Cette recension a été publiée dans le numéro d’automne 2021 de Politique étrangère (n° 3/2021). Anne-Laure Mahé propose une analyse de l’ouvrage de Clémence Pinaud, War and Genocide in South Sudan (Cornell University Press, 2021, 330 pages).
Ce livre jette un éclairage nouveau sur la guerre civile qui éclate en 2013 au Soudan du Sud et le régime mis en place par le Sudanese People’s Liberation Army/Movement (SPLA), le mouvement rebelle qui signe l’accord de paix avec le gouvernement de Khartoum en 2005 au terme de vingt-deux ans de guerre et prend la tête du nouvel État lors de l’indépendance de 2011. L’auteur interroge les lectures conventionnelles du conflit à travers trois choix théoriques.
Il s’agit premièrement de le qualifier de « troisième guerre civile », faisant suite aux deux guerres civiles soudanaises (1955-1972 et 1983-2005). Cela permet de revisiter ces dernières en insistant sur les luttes internes au mouvement rebelle sudiste, centrales pour comprendre le processus de formation d’un État basé sur la prédation et sur une idéologie de suprématie ethnique en faveur de l’ethnie Dinka, majoritaire au sein du SPLA.

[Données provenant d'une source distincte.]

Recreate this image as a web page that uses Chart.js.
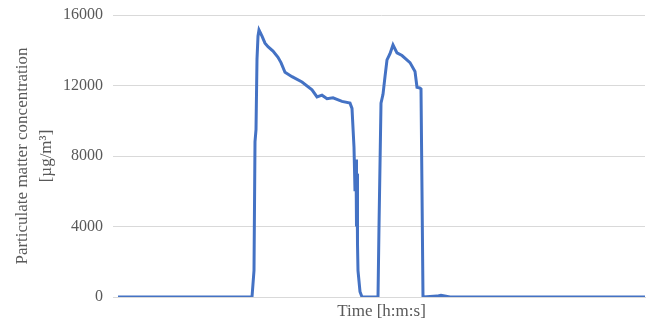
<!DOCTYPE html>
<html>
<head>
<meta charset="utf-8">
<script src="https://cdn.jsdelivr.net/npm/chart.js@4/dist/chart.umd.min.js"></script>
<style>
html,body{margin:0;padding:0;background:#fff;}
#wrap{width:650px;height:322px;position:relative;}
</style>
</head>
<body>
<div id="wrap"><canvas id="c" width="650" height="322"></canvas></div>
<script>
// time index (samples) and concentration values
const timeIdx = [0,134,136,137,138,139,140,141,144,147,150,155,160,163,167,174,184,194,199,204,209,215,224,232,234,236,237,238,238.5,239,239.5,240,242,244,260,261,263,265,267,269,272,275,279,284,292,297,299,302,303,304,305,319,323,328,332,527];
const concentration = [0,0,1500,8800,9500,13500,14800,15150,14800,14400,14200,13950,13600,13300,12750,12500,12200,11750,11350,11450,11250,11300,11100,11000,10700,8500,6000,7800,4000,7000,3000,1500,300,0,0,4000,11000,11500,12500,13450,13800,14300,13850,13700,13300,12800,11900,11850,11800,6000,0,50,100,50,0,0];
const yTicks = [0,4000,8000,12000,16000];

const points = timeIdx.map((t,i)=>({x:t,y:concentration[i]}));
const serif = "'Liberation Serif','Times New Roman',serif";

new Chart(document.getElementById('c'), {
  type: 'line',
  data: { datasets: [{
    data: points,
    borderColor: '#4472C4',
    borderWidth: 3,
    pointRadius: 0,
    tension: 0,
    fill: false
  }]},
  options: {
    responsive: false,
    animation: false,
    layout: { padding: { top: 15, right: 5, left: 0, bottom: 0 } },
    plugins: { legend: { display: false }, tooltip: { enabled: false } },
    scales: {
      x: {
        type: 'linear', min: 0, max: 527,
        ticks: { display: false },
        grid: { display: false, drawTicks: false },
        border: { display: true, color: '#d9d9d9' },
        title: { display: true, text: 'Time [h:m:s]', color: '#595959',
                 font: { family: serif, size: 17 }, padding: { top: 4, bottom: 0 } },
        afterFit: (s) => { s.height = 25; s.paddingLeft = 0; s.paddingRight = 0; }
      },
      y: {
        min: 0, max: 16000,
        afterBuildTicks: (s) => { s.ticks = yTicks.map(v=>({value:v})); },
        ticks: { color: '#595959', font: { family: serif, size: 16 }, padding: 10,
                 callback: (v) => String(v) },
        grid: { color: '#d9d9d9', tickLength: 5, tickColor: '#d9d9d9' },
        border: { display: false },
        title: { display: true, text: ['Particulate matter concentration','[µg/m³]'],
                 color: '#595959', font: { family: serif, size: 17, lineHeight: 1.4 },
                 padding: { top: 11, bottom: 0 } },
        afterFit: (s) => { s.width = 118; s.paddingTop = 0; s.paddingBottom = 0; }
      }
    }
  }
});
</script>
</body>
</html>
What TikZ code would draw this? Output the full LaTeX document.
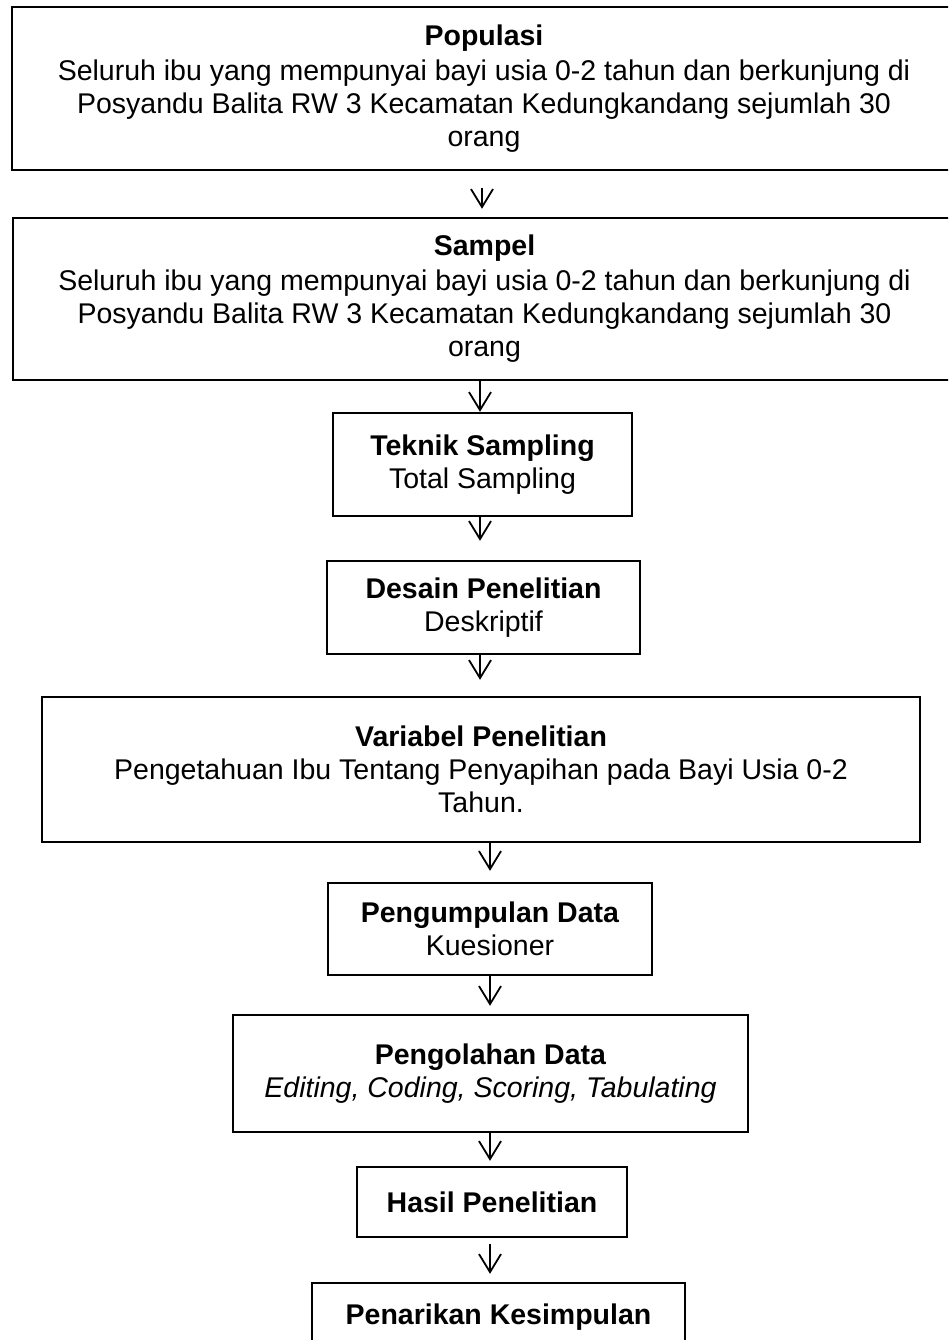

Ce processus aboutit à la structure politique actuelle, qualifiée d’ethnocratie. Cette insistance sur l’ethnicité comme clé de compréhension du conflit constitue le second choix central de l’ouvrage, à contre-courant des discours académiques et politiques minimisant cet aspect. Le troisième choix : la qualification des violences commises de « génocidaires » et non de « nettoyage ethnique », terme utilisé par les Nations unies. Alors que ce dernier fait référence au déplacement forcé d’une catégorie de population qui conserve tout de même la possibilité d’exister, la violence génocidaire vise l’annihilation du groupe.
Pour soutenir l’argument de l’existence d’un « génocide multi-ethnique » contre tous les groupes ethniques non-Dinka depuis 2013, l’auteur s’appuie sur une analyse minutieuse des différentes phases du conflit à partir d’un riche matériel empirique.
L’écueil d’une approche culturaliste est habilement évité par une analyse historique qui lie constamment la construction des identités et des hiérarchies ethniques aux processus économiques de constitution de classes sociales dominantes, tout en reconnaissant le rôle joué par certains entrepreneurs ethno-politiques qui activent sélectivement la mémoire de traumatismes « dormants ». Sur le long terme, l’ethnocratie se construit par la mise en place au sein du SPLA d’un mode de production ethniquement différencié qui s’enracine dans l’histoire de l’esclavage et de la colonisation au Soudan. Il consiste en une prédation socio-économique et sexuelle, un recours au travail forcé et au contrôle de l’économie de guerre.
Au nombre des éléments les plus fascinants de l’analyse : la place des femmes dans ce mode de production. Conçues comme du capital, elles ne sont pas seulement mises au travail – y compris sexuel – forcé, mais échangées ou distribuées pour produire les allégeances militaires. Dans un contexte où l’accumulation des femmes produit la richesse, les commandants du SPLA parrainent les mariages des soldats, se substituant aux pères pour payer le prix de la fiancée et créant ainsi de nouveaux liens d’obligations.
La lecture de cet ouvrage permet de revisiter une question classique des sciences sociales – la construction de l’État – à travers une approche qui fait dialoguer les dimensions identitaires, économiques et genrées pour proposer un récit dense et maîtrisé sur un État produit par et pour la guerre. Elle permet également de comprendre les difficultés de la négociation et de la mise en œuvre d’une paix durable.